#### Provided entries ####
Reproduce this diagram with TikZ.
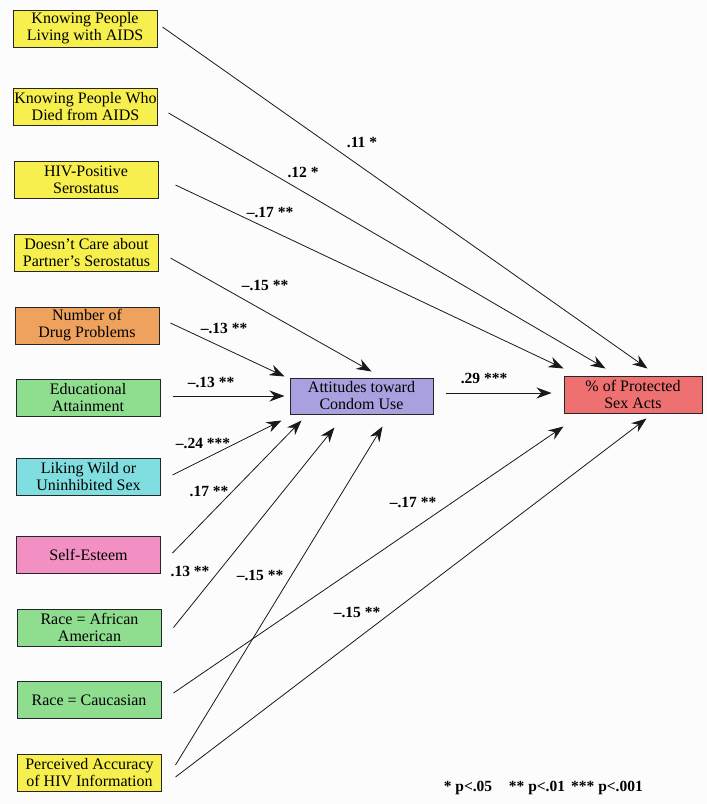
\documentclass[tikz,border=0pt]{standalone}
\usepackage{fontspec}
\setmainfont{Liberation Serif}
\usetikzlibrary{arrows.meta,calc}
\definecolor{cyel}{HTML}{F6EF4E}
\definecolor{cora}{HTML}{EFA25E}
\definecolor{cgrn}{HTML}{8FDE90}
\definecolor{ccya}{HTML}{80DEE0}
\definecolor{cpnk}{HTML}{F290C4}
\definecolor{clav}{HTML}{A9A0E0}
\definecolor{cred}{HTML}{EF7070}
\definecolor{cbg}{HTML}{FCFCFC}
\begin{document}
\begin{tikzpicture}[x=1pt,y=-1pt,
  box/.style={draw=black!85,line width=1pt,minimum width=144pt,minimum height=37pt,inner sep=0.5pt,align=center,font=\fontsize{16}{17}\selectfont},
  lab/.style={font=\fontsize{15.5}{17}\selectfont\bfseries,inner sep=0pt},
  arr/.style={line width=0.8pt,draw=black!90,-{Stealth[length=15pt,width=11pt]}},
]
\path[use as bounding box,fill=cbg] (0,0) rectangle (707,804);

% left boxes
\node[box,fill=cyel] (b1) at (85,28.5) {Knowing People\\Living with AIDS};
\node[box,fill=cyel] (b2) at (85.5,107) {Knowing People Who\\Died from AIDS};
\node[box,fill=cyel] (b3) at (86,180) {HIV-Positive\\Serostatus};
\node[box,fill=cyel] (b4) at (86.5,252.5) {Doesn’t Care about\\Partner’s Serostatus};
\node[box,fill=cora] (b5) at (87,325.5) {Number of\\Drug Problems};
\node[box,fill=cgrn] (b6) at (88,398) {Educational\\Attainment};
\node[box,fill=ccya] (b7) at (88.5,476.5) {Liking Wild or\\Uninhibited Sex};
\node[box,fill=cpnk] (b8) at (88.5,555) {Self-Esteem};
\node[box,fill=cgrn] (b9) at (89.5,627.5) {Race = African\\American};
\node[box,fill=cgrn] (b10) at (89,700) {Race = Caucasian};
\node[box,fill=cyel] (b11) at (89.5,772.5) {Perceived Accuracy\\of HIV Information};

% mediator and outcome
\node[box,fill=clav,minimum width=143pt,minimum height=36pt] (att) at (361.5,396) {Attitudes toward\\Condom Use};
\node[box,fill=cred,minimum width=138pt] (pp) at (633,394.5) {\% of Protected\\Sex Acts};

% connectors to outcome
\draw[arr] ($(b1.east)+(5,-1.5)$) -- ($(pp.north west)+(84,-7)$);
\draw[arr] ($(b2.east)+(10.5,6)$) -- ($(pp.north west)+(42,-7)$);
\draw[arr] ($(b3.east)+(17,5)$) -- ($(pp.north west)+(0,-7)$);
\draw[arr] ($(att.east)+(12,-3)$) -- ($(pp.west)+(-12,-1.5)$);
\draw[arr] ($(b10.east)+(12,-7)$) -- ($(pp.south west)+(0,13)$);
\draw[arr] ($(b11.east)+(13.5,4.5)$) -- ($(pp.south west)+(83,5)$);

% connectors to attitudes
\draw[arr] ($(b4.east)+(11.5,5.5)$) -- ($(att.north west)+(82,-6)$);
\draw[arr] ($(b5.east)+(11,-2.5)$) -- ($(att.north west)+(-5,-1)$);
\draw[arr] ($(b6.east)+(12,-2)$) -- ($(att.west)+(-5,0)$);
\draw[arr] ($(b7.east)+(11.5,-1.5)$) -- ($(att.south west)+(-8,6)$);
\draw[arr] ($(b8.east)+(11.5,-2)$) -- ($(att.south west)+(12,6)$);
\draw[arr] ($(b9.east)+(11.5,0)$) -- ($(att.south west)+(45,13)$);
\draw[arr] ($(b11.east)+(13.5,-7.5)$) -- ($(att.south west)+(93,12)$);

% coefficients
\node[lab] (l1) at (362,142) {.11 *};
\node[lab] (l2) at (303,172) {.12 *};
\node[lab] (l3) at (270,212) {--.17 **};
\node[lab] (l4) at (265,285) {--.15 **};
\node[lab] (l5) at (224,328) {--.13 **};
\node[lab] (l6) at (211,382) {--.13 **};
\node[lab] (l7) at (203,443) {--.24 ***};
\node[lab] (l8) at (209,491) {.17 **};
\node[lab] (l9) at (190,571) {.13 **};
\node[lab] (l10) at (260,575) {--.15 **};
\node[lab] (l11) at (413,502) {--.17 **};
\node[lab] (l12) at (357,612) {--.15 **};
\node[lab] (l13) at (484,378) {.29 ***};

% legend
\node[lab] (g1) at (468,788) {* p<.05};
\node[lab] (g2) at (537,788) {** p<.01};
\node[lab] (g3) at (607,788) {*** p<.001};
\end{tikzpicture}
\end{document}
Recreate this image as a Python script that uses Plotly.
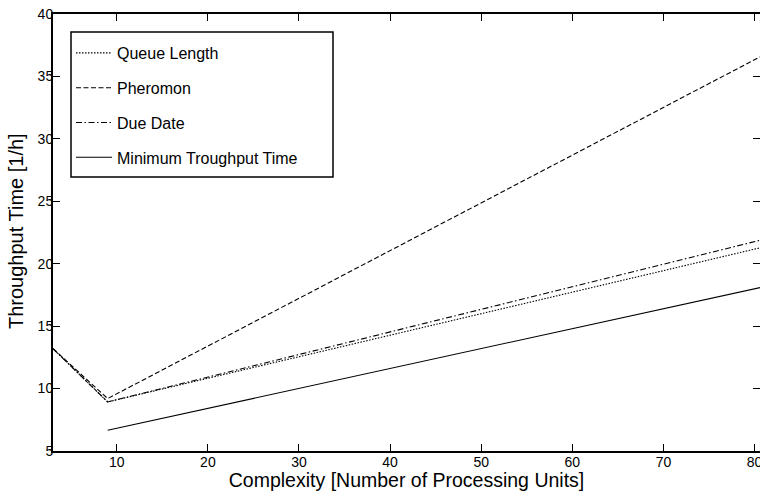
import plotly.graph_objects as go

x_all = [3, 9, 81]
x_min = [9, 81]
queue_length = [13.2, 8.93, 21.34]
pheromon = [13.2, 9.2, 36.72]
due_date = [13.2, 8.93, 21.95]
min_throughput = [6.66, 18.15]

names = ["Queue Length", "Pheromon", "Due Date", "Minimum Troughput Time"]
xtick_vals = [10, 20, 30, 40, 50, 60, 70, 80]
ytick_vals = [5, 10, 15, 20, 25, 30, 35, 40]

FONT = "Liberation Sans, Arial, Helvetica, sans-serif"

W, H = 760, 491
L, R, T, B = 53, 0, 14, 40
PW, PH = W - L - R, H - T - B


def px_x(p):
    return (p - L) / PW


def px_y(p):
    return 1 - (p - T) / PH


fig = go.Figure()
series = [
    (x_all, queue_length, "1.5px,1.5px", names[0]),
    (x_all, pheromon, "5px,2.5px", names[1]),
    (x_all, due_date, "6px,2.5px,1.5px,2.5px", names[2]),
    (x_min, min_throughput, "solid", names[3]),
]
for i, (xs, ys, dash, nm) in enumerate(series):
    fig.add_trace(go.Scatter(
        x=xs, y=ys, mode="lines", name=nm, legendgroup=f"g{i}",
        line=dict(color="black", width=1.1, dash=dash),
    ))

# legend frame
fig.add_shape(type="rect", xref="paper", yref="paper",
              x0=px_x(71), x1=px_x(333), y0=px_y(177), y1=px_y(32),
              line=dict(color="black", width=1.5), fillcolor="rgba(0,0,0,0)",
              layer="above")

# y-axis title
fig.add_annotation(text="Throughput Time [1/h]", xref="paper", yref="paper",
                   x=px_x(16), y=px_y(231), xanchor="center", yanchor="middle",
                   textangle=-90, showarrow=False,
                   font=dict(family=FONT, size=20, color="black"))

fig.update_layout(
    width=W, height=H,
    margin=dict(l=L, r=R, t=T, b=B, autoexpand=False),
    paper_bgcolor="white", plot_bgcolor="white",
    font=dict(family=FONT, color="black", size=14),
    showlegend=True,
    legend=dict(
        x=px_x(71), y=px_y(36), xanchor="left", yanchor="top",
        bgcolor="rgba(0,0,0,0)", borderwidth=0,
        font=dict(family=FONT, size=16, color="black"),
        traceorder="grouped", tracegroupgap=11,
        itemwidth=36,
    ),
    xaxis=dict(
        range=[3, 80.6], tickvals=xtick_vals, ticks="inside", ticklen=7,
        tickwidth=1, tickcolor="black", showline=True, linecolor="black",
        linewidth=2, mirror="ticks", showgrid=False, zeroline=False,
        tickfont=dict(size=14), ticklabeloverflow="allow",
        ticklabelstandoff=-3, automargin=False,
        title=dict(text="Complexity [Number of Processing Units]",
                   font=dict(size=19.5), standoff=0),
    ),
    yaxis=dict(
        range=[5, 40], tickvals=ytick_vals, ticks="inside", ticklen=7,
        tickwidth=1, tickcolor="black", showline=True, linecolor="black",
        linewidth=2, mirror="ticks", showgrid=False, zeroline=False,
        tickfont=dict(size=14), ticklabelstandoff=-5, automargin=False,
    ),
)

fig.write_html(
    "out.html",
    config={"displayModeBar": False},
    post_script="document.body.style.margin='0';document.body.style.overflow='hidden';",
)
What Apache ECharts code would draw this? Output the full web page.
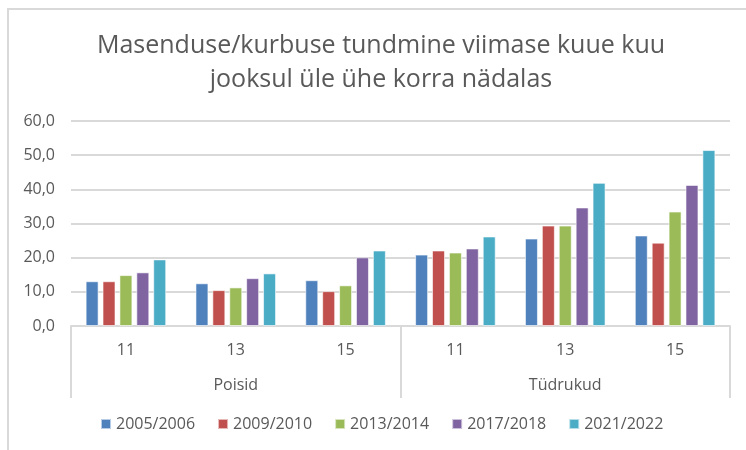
####
Using the entries above, write out exactly the lines from the one with "Recreate this image" through the one with "return 1 - (p - T) / PH", ends included. Leave out any pictures.

Exercise solution:
Recreate this image as a Python script that uses Plotly.
import plotly.graph_objects as go

x_all = [3, 9, 81]
x_min = [9, 81]
queue_length = [13.2, 8.93, 21.34]
pheromon = [13.2, 9.2, 36.72]
due_date = [13.2, 8.93, 21.95]
min_throughput = [6.66, 18.15]

names = ["Queue Length", "Pheromon", "Due Date", "Minimum Troughput Time"]
xtick_vals = [10, 20, 30, 40, 50, 60, 70, 80]
ytick_vals = [5, 10, 15, 20, 25, 30, 35, 40]

FONT = "Liberation Sans, Arial, Helvetica, sans-serif"

W, H = 760, 491
L, R, T, B = 53, 0, 14, 40
PW, PH = W - L - R, H - T - B


def px_x(p):
    return (p - L) / PW


def px_y(p):
    return 1 - (p - T) / PH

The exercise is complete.